When President Bush boasts, as he has several times lately, of "100,000 fully trained" security personnel in Iraq, he is talking about men like Adnan Majeed Muhammed...

After almost eight weeks at the academy, Mr. Muhammed had learned the basics of law enforcement: how to handcuff prisoners and search cars, how to properly detain a suspect, the fundamentals of Iraqi law. "But what surprised me totally," he told me through a translator, as his fellow cadets nodded in wondrous agreement, "was this whole concept of human rights!"

A few days later, Officer Muhammed was sent out with a pistol to protect and serve in a city under constant attack from car bombs and rocket-propelled grenades.

"That's a standard of training Americans would never accept," said Gerald F. Burke, a retired Massachusetts State Police major who spent more than a year as an adviser to Baghdad police commanders. "It's a standard the Iraqis wouldn't accept if they didn't have to. Really, it's just an excuse for us to be able to say, 'Hey, we tried.' ''

So even if Mr. Bush's numbers are correct, to claim 125,000 Iraqis will be "fully trained" for the Iraqi Army, National Guard, police and security services by year's end is to redefine the term so far downward as to be meaningless. Adnan Muhammed, in fact, is among the best trained police officers, one of only about 8,000 raw recruits who completed the full eight-week academy course. Thousands more were simply handed a badge and blue shirt on their first day.

The blame does not lie with Mr. Burke or the other civilians and American soldiers running the academies and advising Iraqi commanders. Rather, the Iraqi security forces are in such dreary shape for the same reason the rest of the country is a spiraling disaster: the Bush administration ignored the advice of its own people and tried to do the job on the cheap.


Losing the war and peace

The US has lost the military initiative in Iraq and is in danger of losing the war. Eighteen months after coalition forces swept victoriously into Baghdad, a hard-pressed US occupying army is now facing a rapidly evolving guerilla war that it is singularly ill-equipped to surmount.

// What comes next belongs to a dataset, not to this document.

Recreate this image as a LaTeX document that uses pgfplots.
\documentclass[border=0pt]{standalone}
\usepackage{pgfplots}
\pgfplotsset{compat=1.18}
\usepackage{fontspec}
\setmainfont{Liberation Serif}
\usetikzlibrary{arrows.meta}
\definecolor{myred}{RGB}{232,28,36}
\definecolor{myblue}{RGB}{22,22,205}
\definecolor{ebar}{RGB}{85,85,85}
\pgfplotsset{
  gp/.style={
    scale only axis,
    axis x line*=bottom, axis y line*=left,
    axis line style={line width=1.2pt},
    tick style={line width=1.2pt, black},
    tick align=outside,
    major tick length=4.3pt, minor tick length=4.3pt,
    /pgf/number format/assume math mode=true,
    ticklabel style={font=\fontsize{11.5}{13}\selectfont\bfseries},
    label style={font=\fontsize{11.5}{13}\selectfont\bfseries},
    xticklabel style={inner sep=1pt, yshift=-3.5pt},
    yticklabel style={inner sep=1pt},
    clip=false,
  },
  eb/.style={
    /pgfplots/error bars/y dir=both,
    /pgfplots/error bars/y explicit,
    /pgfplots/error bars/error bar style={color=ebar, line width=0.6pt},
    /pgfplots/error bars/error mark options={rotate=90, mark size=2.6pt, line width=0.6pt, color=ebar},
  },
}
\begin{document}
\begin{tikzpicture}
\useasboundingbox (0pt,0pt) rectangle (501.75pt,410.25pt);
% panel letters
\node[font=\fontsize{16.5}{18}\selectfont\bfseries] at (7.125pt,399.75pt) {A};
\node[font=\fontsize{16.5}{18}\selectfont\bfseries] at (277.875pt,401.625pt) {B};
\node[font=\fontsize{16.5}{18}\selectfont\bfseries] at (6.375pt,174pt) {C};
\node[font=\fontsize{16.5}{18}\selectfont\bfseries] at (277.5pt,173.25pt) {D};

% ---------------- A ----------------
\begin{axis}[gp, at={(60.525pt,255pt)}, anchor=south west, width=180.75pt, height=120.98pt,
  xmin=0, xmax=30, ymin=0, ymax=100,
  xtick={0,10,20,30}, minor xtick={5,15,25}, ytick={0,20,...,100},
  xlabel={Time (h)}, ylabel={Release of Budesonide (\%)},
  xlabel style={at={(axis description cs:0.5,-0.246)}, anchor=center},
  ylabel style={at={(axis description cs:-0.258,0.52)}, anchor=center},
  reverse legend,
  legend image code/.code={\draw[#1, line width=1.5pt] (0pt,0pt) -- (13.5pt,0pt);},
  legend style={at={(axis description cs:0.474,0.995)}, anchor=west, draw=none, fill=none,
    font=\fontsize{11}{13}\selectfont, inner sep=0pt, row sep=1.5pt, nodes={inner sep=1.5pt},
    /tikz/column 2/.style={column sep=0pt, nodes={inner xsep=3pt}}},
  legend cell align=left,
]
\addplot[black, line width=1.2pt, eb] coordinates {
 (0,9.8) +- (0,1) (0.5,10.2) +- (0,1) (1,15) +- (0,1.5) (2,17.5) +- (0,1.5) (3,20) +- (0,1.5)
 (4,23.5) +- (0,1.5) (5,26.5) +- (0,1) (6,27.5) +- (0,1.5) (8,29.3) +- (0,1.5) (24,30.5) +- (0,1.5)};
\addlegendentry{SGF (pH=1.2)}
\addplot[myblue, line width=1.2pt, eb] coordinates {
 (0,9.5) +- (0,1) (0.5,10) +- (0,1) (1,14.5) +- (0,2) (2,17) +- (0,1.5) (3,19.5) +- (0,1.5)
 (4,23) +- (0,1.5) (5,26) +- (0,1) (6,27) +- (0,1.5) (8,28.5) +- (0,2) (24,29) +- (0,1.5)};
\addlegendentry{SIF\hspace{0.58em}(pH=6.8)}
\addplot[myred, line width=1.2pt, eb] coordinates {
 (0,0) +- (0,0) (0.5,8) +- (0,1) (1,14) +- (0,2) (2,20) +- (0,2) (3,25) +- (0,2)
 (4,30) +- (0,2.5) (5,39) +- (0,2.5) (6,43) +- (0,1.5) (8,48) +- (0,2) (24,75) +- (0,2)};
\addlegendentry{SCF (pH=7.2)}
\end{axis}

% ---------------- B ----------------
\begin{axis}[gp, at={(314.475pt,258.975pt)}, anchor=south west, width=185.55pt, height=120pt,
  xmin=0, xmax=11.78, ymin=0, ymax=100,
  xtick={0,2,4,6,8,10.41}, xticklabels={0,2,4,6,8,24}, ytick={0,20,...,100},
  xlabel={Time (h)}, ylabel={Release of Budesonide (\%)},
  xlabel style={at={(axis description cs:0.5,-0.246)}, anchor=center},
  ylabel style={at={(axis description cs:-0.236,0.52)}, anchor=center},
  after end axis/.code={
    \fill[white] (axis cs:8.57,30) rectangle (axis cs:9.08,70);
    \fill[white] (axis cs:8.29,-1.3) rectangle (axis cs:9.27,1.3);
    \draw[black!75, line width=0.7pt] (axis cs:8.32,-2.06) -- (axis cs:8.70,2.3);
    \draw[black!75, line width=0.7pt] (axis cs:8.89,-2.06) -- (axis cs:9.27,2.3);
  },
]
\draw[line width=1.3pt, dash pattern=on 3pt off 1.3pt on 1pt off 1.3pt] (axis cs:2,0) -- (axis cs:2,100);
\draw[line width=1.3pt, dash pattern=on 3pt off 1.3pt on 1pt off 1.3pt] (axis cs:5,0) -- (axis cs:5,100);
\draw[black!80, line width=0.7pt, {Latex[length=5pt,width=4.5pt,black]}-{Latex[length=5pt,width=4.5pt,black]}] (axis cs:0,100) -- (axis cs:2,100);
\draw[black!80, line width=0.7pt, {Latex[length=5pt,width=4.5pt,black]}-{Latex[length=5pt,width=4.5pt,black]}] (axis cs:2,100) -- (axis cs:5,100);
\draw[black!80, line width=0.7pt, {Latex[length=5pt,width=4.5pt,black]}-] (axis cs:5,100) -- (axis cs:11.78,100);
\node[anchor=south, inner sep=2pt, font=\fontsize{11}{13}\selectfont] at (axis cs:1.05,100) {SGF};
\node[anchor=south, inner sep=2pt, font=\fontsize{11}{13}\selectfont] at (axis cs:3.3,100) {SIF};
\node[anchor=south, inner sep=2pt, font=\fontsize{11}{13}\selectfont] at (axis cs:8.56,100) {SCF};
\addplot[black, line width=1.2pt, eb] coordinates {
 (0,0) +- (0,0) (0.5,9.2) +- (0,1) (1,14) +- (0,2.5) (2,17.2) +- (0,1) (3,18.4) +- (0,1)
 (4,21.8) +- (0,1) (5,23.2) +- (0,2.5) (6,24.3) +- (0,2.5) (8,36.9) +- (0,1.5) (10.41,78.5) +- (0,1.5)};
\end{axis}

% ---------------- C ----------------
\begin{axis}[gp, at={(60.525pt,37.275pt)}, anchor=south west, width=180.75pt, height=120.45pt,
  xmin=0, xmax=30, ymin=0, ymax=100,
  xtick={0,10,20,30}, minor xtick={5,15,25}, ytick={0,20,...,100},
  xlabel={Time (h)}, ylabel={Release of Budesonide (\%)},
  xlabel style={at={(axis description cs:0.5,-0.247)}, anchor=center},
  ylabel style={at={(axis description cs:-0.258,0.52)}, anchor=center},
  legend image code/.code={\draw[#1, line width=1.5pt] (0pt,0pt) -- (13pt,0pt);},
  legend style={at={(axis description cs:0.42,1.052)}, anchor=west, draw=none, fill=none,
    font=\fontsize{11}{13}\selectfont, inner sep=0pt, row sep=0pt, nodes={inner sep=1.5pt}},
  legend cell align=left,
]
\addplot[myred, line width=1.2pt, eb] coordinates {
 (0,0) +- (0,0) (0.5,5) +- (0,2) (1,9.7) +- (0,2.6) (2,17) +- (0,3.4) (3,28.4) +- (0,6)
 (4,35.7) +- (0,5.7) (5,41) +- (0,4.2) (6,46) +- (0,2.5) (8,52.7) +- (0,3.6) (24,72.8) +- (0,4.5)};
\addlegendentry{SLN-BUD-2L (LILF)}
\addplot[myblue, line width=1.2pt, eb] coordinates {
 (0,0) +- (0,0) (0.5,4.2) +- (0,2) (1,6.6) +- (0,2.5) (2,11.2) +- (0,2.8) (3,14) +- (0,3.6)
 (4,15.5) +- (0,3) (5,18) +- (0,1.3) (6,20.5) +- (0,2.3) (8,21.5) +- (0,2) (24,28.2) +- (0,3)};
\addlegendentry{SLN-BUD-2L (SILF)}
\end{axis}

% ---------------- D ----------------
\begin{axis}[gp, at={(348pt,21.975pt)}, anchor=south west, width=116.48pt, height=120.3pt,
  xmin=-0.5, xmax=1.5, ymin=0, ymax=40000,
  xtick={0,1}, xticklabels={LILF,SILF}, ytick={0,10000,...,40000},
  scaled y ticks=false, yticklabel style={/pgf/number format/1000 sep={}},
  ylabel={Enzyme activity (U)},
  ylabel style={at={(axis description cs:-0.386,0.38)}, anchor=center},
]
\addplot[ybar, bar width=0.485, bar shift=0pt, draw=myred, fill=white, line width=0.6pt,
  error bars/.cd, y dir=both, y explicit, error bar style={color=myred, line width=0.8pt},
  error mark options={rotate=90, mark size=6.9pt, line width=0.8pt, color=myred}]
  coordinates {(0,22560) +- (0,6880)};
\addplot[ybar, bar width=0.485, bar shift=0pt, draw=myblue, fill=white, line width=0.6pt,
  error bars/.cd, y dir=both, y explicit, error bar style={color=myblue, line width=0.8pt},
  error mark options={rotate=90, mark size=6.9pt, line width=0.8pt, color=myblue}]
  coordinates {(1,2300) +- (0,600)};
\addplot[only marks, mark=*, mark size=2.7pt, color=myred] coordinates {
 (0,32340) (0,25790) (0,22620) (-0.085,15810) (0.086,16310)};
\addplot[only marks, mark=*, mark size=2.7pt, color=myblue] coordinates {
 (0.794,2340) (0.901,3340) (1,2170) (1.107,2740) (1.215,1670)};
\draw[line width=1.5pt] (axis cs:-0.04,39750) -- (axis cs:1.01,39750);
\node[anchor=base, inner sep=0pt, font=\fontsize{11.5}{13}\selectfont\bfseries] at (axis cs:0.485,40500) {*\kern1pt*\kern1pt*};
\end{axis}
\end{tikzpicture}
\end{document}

That's the view of coalition military experts who worry that the US army is undermanned and over-stretched, lacking the essential military skills to deal with a resourceful enemy holed up in Shia and Sunni strongholds across the country.

Britain's army chief, General Michael Jackson, admitted recently his troops were "back at war" in Iraq and flat out fighting a widening insurgency.

So serious is the deteriorating security situation in Iraq that, privately, coalition military leaders are contemplating strategies for eventual withdrawal from a war they admit probably cannot be won.